I always seem to be lagging behind my friends when I kayak. I just switched kayaks, and it hasn't helped. I'm starting to think it's me, not the kayak  I've been reading tips online, and I think (I could be wrong) my technique is ok. I bought my paddle about 10 years ago and I don't even remember what kind of paddle it is. I know I didn't pay more than $50 for it. Would a longer or lighter paddle help? Any tips are appreciated!


----------



## rkierner (Jun 17, 2013)

I find I paddle faster when I do a slower smoother and consistent stroke. It's about a rhythm for me. Watch the front of your kayak, if it wags back and forth, you may be paddling too hard. 

Also, there are kayaks that are better built for speed than others.


----------



## Jmsteele187 (Dec 22, 2011)

I'm not sure a longer paddle would make much of a difference. But, a lighter, stronger paddle could make a difference. From the info I've found, a stiffer paddle, like carbon fiber, is more efficient and doesn't flex as much. This transfers more energy into your paddle stroke, and helps you move faster.


----------



## Mr. A (Apr 23, 2012)

Jmsteele187 said:


> I'm not sure a longer paddle would make much of a difference. But, a lighter, stronger paddle could make a difference. From the info I've found, a stiffer paddle, like carbon fiber, is more efficient and doesn't flex as much. This transfers more energy into your paddle stroke, and helps you move faster.


Agreed! Like dive fins, the more flex in the paddle the better you can control yourself but you sacrifice speed. The stiffer the paddle the faster you can go but you sacrifice control. Unlike diving, you don't need to control you self quite so minutely, so the loss of control probably won't even register for you.

Not to mention if you get even a lighter paddle it would pay off with less fatigue. Just a thought...

Mr. A


----------



## Bubbagon (Mar 8, 2010)

Wanna paddle faster? Play banjo music behind you... 
Sorry, couldn't resist.

So some kayaks are just not designed to be fast. Which is not necessarily bad either.
but aside from that, there are a lot of different paddle designs and blade shapes that will effect how you paddle. Here's a couple articles:
http://www.rei.com/learn/expert-advice/kayak-paddle.html
http://sports.yahoo.com/top/news?slug=ycn-11136188
http://www.nrs.com/boating_tips/choosingkayakpaddle.asp


----------



## Brad45005 (Oct 11, 2013)

Lol, that's funny.. A good thread for us newbies. I too have been playing around with different places to keep my elbows and strokes. When I paddle the kilroy the front end moves about an 1" to each direction every paddle. This past Saturday I put the seat in low position and that drastically helped ,still looking for expert advice on the subject. 

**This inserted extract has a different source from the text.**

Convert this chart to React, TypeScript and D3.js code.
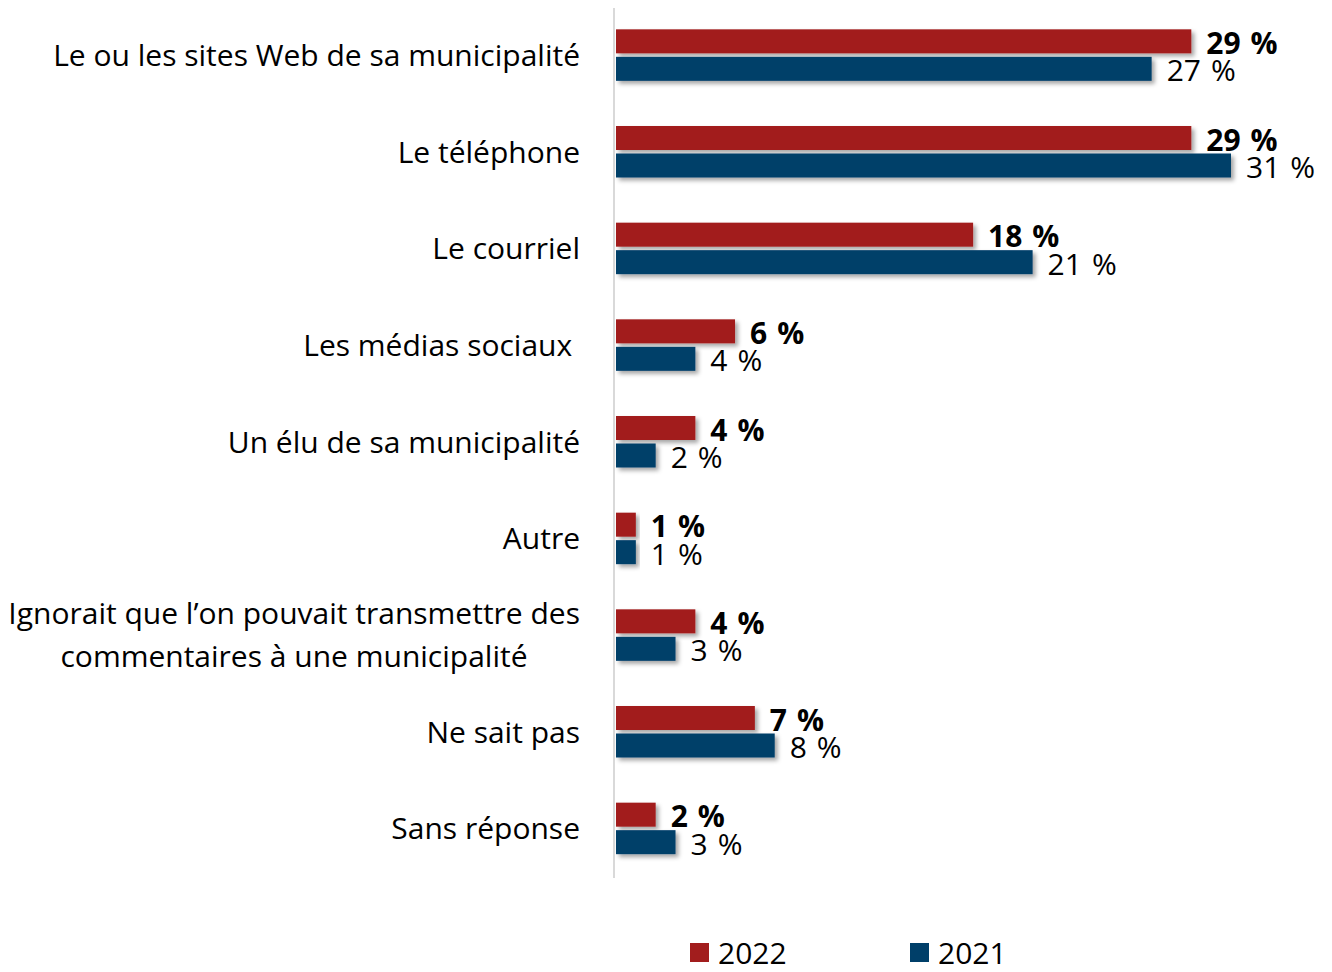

Sent from my LG-E980 using Ohub Campfire mobile app


----------



## backlashed (Mar 19, 2011)

Bubbagon said:


> Wanna paddle faster? Play banjo music behind you...
> Sorry, couldn't resist.


You beat me to it!


----------



## tandem (Apr 20, 2004)

Some kayaks are more float down the river. Depends on how wide and how long the kayak is will make a difference in how fast you can go. 8 or 9' er not going to be fast no matter what you do.

To long of a paddle can make it harder to control. The moving back and forth can be the kayak or your paddle stroke. A long paddle will have reaching out away from the kayak, when you take a stroke you will be swiping the paddle back at the kayak making it turn, Also taking the paddle to far behind you in your stroke.

Don't paddle using your arms, you will get tired fast. The stroke comes from your upper back and legs pushing on the foot peg. Light paddle will also make the arms feel better. Don't take the paddle back past your hip, rotate your hip and reach out in front and keep paddle close to kayak. 
Most paddlers can get by with a 210mm paddle, if the kayak isn't 30" wide.

Paddle like your boxing, throw/push the paddle out in front of you. You want to push through the stroke. Lot things go into paddling. Paddle blade catching the wind, how you paddle high as your hands are eye level or low chest high. Is the blade all the way in the water or part way. 

Take a kayaking class, learn the right way to paddle and control the kayak. Also learn what to do when things go wrong. That make the whole group safer. Wear the life jack, they don't work other wise.


Posted using Outdoor Hub Campfire


----------



## KTkiff (Jul 30, 2004)

I've been doing research tonight and I like the looks of these two. Any thoughts? People keep saying that fiberglass ones are a lot lighter than aluminum shafts, but there doesn't seem to be that much weight difference unless I want to spend $400.

http://www.rei.com/product/869145/bending-branches-angler-classic-kayak-paddle#specsTab


http://www.rei.com/product/781862/werner-skagit-paddle


----------



## Brad45005 (Oct 11, 2013)

Thanks tandem, it's funny because I research the carp out of everything. Besides the topic on hand. I will definatley be looking into a paddle class. 

Thanks for the info.

Sent from my LG-E980 using Ohub Campfire mobile app


----------



## tandem (Apr 20, 2004)

Check out " Onno paddles" Pat will make you a carbon paddle. I got one few years ago $250. Call Pat and he will talk to you about your style of paddling. He makes all types of paddles. 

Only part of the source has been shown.